While Karl Marx, a Jew, had nothing to do with democracy and human rights, he did not write Das Kapital to enable Jews, "this tiny community" to become "a world power." Mahathir forgot two other great Jewish thinkers, Albert Einstein and Sigmund Freud, who changed the way we look at the universe and ourselves. He also forgot to tell his audience that without Judaism there would have been no Christianity and no Islam. Both Jesus and Mohammad rose in a land fertilized by Old Testament narratives and monotheism.

These scholarly inaccuracies and distortions may not be so relevant to a politician. But they poison the mind of the Muslim youth. But what is important is the fact that his brazen half- truths and woolly analysis of the Muslim condition received a standing ovation from rulers of the Islamic world. Mahathirs performance and the audience response might have been revelatory of the Muslim Collective Unconscious, as Freud would have put it. It must not be dismissed merely as divisive bigotry of an individual politician.

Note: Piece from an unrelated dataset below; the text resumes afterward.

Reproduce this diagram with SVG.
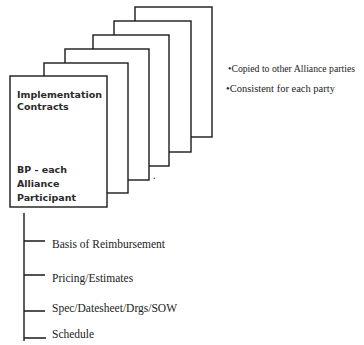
<svg xmlns="http://www.w3.org/2000/svg" width="364" height="345" viewBox="0 0 364 345">
<style>
.pg{fill:#fff;stroke:#1a1a1a;stroke-width:1.4}
.bx{font-family:"DejaVu Sans",sans-serif;font-weight:bold;font-size:9.5px;fill:#2a2a2a}
.nt{font-family:"Liberation Serif",serif;font-size:10.5px;fill:#222}
.it{font-family:"Liberation Serif",serif;font-size:11.5px;fill:#222}
.ln{stroke:#1a1a1a;stroke-width:1.4;fill:none}
</style>
<rect width="364" height="345" fill="#fff"/>
<g id="page6"><rect class="pg" x="135" y="7" width="77" height="130"/></g>
<g id="page5"><rect class="pg" x="114" y="21" width="77" height="131"/></g>
<g id="page4"><rect class="pg" x="93" y="35" width="76" height="131"/></g>
<g id="page3"><rect class="pg" x="65" y="49" width="84" height="131"/></g>
<g id="page2"><rect class="pg" x="44" y="63" width="84" height="130"/></g>
<g id="page1">
<rect class="pg" x="10" y="76" width="97" height="131"/>
<text class="bx" x="17" y="97.5">Implementation</text>
<text class="bx" x="17" y="109.5">Contracts</text>
<text class="bx" x="17" y="172.5">BP - each</text>
<text class="bx" x="17" y="186.5">Alliance</text>
<text class="bx" x="17" y="200.5">Participant</text>
</g>
<circle cx="154.3" cy="178.3" r="0.8" fill="#555"/>
<g id="notes">
<text class="nt" x="228" y="72" textLength="127" lengthAdjust="spacingAndGlyphs">•Copied to other Alliance parties</text>
<text class="nt" x="226" y="92">•Consistent for each party</text>
</g>
<g id="connectors">
<path class="ln" d="M24 213V341M24 241H45M24 275H45M24 311H45M24 338H46"/>
</g>
<g id="items">
<text class="it" x="52" y="248">Basis of Reimbursement</text>
<text class="it" x="52" y="282">Pricing/Estimates</text>
<text class="it" x="52" y="312">Spec/Datesheet/Drgs/SOW</text>
<text class="it" x="52" y="338">Schedule</text>
</g>
</svg>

A week after his address, Mahathir continued his tirade against "the great exponents of democracy," that is, the U.S., and how it has been "terrifying the world" after Sept. 11. Worse still, he said, "the speculative and manipulative rogues" cause "economic terrorism," which inflicts no less damage to life and property than bombs and guns.

Addressing an audience of engineers in Indonesia, he knew his remarks would touch a deep chord. Currency speculators destabilized Indonesian economy and the country has never been the same since the 1997 South East Asian currency collapse. Indonesia has been transformed from a strong healthy secular nation to a hotbed of fundamentalists.

It is unfortunate that Mahathir chose the Jewish people as a whipping boy to flagellate the Muslim world to think afresh and refashion its ways instead of training its youth as suicide bombers with the promise of Paradise.

But in the process of his half-baked intellectual fulminations, Mahathir has also given the Bush administration a glimpse of how deep is the Muslim frustration and anger and how difficult it is going to be to eliminate terrorism that feeds on it.

The writer is Professor of Communications, Norwich University, Vermont.